== REQUIREMENTS ==
Extract all lines that hold the string "chart".

[start SUPPLIED RECORDS]

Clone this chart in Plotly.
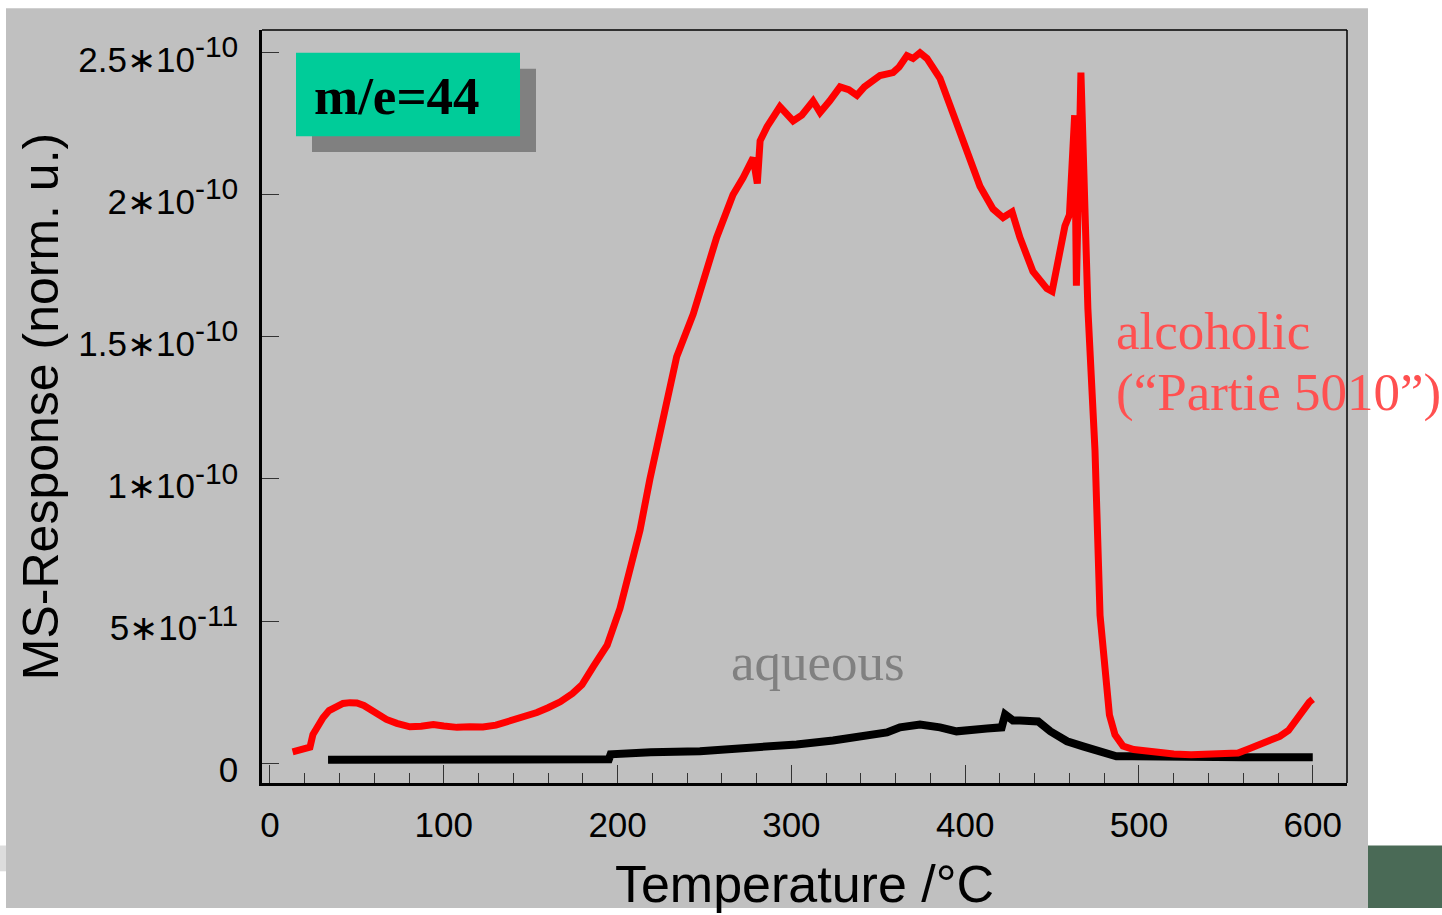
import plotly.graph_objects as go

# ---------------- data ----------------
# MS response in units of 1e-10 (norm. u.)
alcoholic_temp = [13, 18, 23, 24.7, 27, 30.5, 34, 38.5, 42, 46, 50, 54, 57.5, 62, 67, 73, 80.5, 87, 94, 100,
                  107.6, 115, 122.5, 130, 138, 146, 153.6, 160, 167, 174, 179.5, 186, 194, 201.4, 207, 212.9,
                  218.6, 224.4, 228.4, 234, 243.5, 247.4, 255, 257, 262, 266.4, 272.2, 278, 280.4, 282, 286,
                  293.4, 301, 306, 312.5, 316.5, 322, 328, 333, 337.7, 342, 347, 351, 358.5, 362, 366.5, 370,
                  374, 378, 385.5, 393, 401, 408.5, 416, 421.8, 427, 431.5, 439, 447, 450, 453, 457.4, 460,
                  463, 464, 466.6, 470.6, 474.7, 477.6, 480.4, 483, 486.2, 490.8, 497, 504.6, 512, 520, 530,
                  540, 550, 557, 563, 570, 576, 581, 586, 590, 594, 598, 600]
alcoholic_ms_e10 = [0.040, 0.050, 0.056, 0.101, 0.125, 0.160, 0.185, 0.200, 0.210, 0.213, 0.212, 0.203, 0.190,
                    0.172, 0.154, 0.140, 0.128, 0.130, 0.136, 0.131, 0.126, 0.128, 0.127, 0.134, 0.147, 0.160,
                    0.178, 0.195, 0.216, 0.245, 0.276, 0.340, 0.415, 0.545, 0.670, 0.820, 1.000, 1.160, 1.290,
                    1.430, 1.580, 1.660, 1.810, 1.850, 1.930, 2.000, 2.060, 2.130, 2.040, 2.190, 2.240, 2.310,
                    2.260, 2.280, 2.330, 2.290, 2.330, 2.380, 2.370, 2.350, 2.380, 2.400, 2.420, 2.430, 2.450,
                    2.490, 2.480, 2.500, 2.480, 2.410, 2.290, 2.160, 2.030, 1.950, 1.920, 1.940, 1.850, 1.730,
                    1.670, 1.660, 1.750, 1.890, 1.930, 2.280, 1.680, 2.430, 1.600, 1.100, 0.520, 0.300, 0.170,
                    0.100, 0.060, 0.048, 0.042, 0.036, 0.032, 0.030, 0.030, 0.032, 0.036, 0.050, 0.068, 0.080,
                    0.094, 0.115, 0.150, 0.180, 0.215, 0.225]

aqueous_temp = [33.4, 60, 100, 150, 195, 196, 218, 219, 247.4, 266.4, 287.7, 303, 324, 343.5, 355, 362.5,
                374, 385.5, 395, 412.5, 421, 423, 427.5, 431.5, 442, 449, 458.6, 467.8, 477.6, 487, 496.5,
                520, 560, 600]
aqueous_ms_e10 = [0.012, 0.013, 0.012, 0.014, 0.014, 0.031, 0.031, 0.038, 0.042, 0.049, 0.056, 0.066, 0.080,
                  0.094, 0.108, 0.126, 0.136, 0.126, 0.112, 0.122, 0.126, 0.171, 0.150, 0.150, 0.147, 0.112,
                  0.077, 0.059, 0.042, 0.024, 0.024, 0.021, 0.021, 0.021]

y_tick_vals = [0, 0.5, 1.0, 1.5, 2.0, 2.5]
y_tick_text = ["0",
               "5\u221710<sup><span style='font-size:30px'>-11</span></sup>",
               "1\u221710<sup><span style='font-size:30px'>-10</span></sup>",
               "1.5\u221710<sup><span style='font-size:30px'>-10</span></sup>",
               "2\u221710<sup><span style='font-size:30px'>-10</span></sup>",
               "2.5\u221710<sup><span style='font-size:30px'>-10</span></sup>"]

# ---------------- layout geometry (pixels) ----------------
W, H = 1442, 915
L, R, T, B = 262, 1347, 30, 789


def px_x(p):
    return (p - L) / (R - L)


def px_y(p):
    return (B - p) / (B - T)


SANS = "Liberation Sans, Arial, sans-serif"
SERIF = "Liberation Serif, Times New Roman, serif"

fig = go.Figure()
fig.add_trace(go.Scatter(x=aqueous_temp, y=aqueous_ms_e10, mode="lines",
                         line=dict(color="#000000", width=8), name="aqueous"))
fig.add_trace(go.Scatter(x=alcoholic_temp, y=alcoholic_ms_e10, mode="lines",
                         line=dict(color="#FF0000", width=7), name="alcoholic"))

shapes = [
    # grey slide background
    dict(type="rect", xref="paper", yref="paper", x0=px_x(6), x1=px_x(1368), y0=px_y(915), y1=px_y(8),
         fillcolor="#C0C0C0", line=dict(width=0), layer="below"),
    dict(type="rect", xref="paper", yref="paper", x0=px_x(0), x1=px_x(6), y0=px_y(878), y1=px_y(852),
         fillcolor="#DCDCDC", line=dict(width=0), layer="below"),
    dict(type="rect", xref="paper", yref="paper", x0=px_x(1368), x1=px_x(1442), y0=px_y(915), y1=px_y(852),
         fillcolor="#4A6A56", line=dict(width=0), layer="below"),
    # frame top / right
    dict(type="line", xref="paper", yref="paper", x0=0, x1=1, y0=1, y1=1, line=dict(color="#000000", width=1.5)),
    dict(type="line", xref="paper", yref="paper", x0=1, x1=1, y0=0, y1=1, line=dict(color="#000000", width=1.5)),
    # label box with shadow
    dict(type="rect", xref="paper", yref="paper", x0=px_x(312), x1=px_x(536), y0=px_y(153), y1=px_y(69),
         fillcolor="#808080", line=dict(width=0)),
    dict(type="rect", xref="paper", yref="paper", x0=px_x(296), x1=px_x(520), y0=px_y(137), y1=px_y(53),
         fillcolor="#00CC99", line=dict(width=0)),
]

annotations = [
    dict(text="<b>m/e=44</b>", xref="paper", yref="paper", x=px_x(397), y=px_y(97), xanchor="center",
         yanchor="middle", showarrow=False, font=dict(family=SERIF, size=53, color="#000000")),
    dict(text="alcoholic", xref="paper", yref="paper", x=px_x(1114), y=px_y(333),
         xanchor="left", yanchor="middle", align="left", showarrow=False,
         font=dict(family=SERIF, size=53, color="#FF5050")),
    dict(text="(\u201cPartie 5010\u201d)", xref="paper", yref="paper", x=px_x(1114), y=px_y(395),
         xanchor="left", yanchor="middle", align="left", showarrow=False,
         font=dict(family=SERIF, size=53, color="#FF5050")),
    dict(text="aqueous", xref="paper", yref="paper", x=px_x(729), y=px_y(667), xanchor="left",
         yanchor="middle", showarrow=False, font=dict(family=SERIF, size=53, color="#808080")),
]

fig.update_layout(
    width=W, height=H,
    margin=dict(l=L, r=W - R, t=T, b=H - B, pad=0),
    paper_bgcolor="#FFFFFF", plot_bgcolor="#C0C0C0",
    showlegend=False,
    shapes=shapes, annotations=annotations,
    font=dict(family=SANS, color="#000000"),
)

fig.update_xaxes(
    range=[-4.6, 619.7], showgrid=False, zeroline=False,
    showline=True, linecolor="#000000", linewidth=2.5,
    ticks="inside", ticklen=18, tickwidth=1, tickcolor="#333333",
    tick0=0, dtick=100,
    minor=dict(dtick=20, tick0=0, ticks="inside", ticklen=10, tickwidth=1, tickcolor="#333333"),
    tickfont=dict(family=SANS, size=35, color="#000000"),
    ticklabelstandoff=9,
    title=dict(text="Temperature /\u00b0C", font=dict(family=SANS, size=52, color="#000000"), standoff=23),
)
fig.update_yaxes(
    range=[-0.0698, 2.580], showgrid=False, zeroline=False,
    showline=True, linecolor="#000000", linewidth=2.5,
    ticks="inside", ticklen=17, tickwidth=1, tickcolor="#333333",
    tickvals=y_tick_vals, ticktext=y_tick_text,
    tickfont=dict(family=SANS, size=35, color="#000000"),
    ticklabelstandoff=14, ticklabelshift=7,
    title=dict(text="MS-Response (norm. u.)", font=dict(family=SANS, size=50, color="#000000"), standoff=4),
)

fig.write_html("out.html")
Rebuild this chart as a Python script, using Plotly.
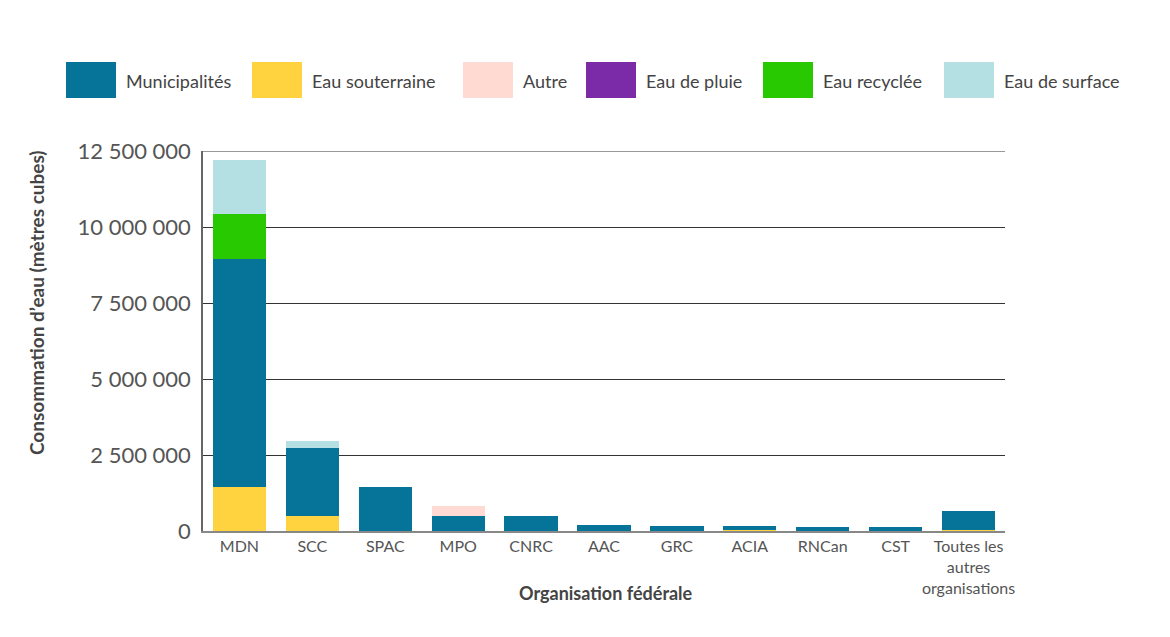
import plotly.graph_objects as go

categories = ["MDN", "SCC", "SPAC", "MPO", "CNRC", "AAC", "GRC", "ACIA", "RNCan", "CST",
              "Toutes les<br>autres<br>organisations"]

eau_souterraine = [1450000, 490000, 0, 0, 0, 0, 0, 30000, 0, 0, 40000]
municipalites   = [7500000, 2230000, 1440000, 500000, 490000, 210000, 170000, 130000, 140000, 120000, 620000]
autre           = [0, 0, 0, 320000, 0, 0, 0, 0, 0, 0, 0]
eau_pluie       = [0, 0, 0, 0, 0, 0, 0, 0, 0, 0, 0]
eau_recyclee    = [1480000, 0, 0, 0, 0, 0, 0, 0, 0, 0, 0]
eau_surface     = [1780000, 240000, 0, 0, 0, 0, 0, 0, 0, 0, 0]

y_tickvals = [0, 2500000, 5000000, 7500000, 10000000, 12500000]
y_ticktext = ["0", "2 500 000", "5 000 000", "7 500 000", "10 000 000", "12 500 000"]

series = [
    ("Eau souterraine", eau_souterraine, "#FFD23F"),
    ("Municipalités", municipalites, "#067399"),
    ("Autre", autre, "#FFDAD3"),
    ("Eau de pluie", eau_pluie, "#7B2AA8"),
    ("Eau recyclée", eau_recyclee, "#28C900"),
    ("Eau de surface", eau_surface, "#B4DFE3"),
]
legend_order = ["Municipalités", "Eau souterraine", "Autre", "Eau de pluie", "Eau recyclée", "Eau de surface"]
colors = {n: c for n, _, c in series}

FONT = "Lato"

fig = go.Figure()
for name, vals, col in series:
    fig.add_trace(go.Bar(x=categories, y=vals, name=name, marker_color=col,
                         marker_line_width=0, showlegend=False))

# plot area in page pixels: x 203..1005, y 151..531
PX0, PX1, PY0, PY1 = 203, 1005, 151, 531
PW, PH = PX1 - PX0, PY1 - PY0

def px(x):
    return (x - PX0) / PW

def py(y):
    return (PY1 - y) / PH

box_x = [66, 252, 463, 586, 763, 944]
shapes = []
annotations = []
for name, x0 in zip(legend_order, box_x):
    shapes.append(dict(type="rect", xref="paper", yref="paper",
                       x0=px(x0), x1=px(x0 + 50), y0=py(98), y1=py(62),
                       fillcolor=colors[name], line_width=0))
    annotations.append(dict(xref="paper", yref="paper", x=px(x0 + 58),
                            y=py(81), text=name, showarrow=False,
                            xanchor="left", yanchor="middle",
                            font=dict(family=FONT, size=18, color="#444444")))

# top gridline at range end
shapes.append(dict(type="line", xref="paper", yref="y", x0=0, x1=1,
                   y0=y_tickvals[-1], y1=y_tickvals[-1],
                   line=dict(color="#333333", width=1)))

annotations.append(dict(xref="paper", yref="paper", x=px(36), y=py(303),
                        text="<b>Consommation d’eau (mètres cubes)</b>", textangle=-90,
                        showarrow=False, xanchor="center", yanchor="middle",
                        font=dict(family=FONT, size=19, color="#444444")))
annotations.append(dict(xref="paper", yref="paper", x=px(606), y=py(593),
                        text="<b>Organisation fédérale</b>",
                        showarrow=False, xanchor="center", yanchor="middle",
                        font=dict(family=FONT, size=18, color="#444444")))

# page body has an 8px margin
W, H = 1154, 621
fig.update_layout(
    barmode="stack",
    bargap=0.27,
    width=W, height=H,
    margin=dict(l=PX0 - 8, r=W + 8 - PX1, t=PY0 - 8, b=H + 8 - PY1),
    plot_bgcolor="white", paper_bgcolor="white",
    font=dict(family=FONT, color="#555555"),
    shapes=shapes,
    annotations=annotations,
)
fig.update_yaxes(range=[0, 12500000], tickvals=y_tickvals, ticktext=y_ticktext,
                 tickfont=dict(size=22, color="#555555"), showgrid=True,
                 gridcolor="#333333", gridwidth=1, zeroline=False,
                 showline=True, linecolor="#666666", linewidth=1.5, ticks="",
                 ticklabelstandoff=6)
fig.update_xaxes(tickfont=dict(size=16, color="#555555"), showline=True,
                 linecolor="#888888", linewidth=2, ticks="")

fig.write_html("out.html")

[end SUPPLIED RECORDS]

== CORRECT RESPONSE ==
Clone this chart in Plotly.
Rebuild this chart as a Python script, using Plotly.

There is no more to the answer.